This run can be hard to catch at good levels (often runnable only a day or two at a time, but sometimes (in late spring or early summer) having a window-of-opportunity of only hours). It is a very interesting local change-of-pace when it is up. About 30' of drop in 0.3 mi (equivalent to near 100 feet per mile!) over bedrock and rocky rubble bottom provide an interesting 'creeky' feel, with sliding drops and very little play potential.
From the recommended put-in, you will have a short warm-up paddle (and likely some deadfall, strainers, and overhanging branches -- be careful!). There may be a few small waves for some minor surfs. As you reach an old bridge (now just three iron beams spanning the river overhead), the gradient will increase as the bedrock drops away toward the 'falls'. As the creek heads toward the falls, unfortunately it widens, so water sheets thinly across the bedrock.
At most water levels, you will be slowed by contact with the riverbed (raking/rashing the bottom of your boat) as you approach this 4' drop. The landing zone off the center of the drop is quite shallow (can cause boat or body damage), so the recommended route is generally down 'ramps' to either side. If you run the middle, hitting a 'boof' would be highly advisable, but is difficult since you are pitched down (on the sloping approach) and since the water will sheet so shallow across the approach that your speed is slowed, and it is tough to get a solid stroke to launch your boof. Be aware there is a transverse 'trench' in the bedrock left-and-center in the pool, which could dish out a major piton if you land 'nose-down' into it.
Immediately downstream, a series of short ledges, waves, and possibly playable holes (not great play, just possible play) will be found both upstream and down from a footbridge.
A substantial chunk of land here has been made into a conservancy area (I.E., a park) with trails in a wooded area. It may be accessed via N.Moore Road. (Lat/Lng coordinates 43.3946 -87.8823) Boaters may wish to just do a 'park-and-huck' here, as this is the area of best gradient and most 'fun potential'. Generally you will carry upstream (short carry to somewhere above the falls and the "Three Bar Bridge"), or longer carry, perhaps as far as the limits of the conservancy (to where you see denser trees and evergreens). It is possible to eddy-out under the pedestrian bridge to get out and repeat a run of the steepest gradient (Krueger Falls), but you will probably wish to continue downstream, under Pierre Drive road bridge, to take out river-left alongside the high school athletic fields (where the banks are more reasonable for a climb out) and then carry upstream on sidewalks and roadside to your vehicle at the conservancy roadside parking.
If you proceed downriver, gradient eases, but continued areas of riffles and rips will be found. Large, sharp-edged, broken concrete slabs, boulders, old parking-meter posts, ever-changing strainers, and other debris litter the riverbed. You don't even want to think about flipping, swimming or trying to stand anywhere on this river when it is at runnable levels. Therefore, novice whitewater boaters should not run this river unless accompanied by an experienced paddler. Flips or 'out of boat' experiences are likely to be brutal! (All that said, I have long and often heard rumors of 'tons of rebar' in this river. I have walked most of the stream at minimal flows. While I cannot say that there is NO rebar, I would say that it is really quite sparse. However, the concrete slabs and other very shallow rock and debris are, indeed, quite plentiful.)

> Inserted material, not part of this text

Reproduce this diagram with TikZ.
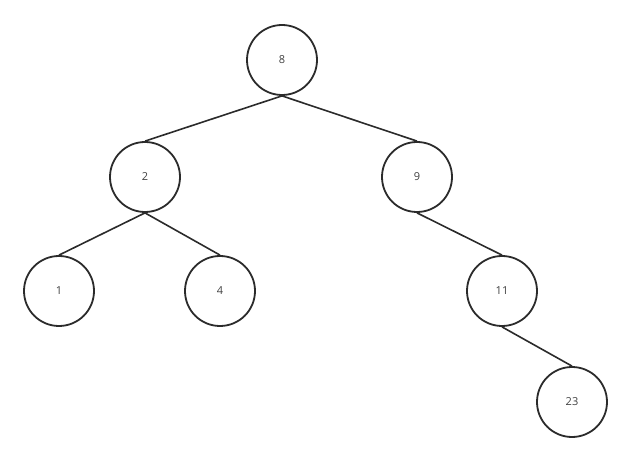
\documentclass[tikz,border=0pt]{standalone}
\usepackage{fontspec}
\setmainfont{Open Sans}
\definecolor{ink}{HTML}{2B2B2B}
\begin{document}
\begin{tikzpicture}[x=1pt,y=-1pt,
  tnode/.style={circle,draw=ink,line width=1.8pt,minimum size=70pt,inner sep=0pt,font=\fontsize{11}{13}\selectfont,text=ink!90},
  edge/.style={draw=ink,line width=1.6pt}]
\useasboundingbox (0,0) rectangle (632,462);
\node[tnode] (n8) at (282,60) {8};
\node[tnode] (n2) at (145,177) {2};
\node[tnode] (n9) at (417,177) {9};
\node[tnode] (n1) at (59,291) {1};
\node[tnode] (n4) at (220,291) {4};
\node[tnode] (n11) at (502,291) {11};
\node[tnode] (n23) at (572,402) {23};
\draw[edge] (n8.south) -- (n2.north);
\draw[edge] (n8.south) -- (n9.north);
\draw[edge] (n2.south) -- (n1.north);
\draw[edge] (n2.south) -- (n4.north);
\draw[edge] (n9.south) -- (n11.north);
\draw[edge] (n11.south) -- (n23.north);
\end{tikzpicture}
\end{document}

Most of the remainder will be little more than a swiftwater float, though one or two waves near the listed take-out may provide minor additional play. At high water (14.5' or more on the stick gauge), most of the run will be a rush of currents and waves, making the full run a hoot! From the pedestrian bridge (below the big drop) down to S.Milwaukee Street is a full mile, initially class III and soon dropping to a fairly continuous class II bobble.
Caution: Very alert, aware boating is urged in the lower part of this reach, as strainers are extremely likely, change yearly (and sometimes monthly or weekly!) and can be deadly. (They are the most potentially dangerous thing about this run!!!)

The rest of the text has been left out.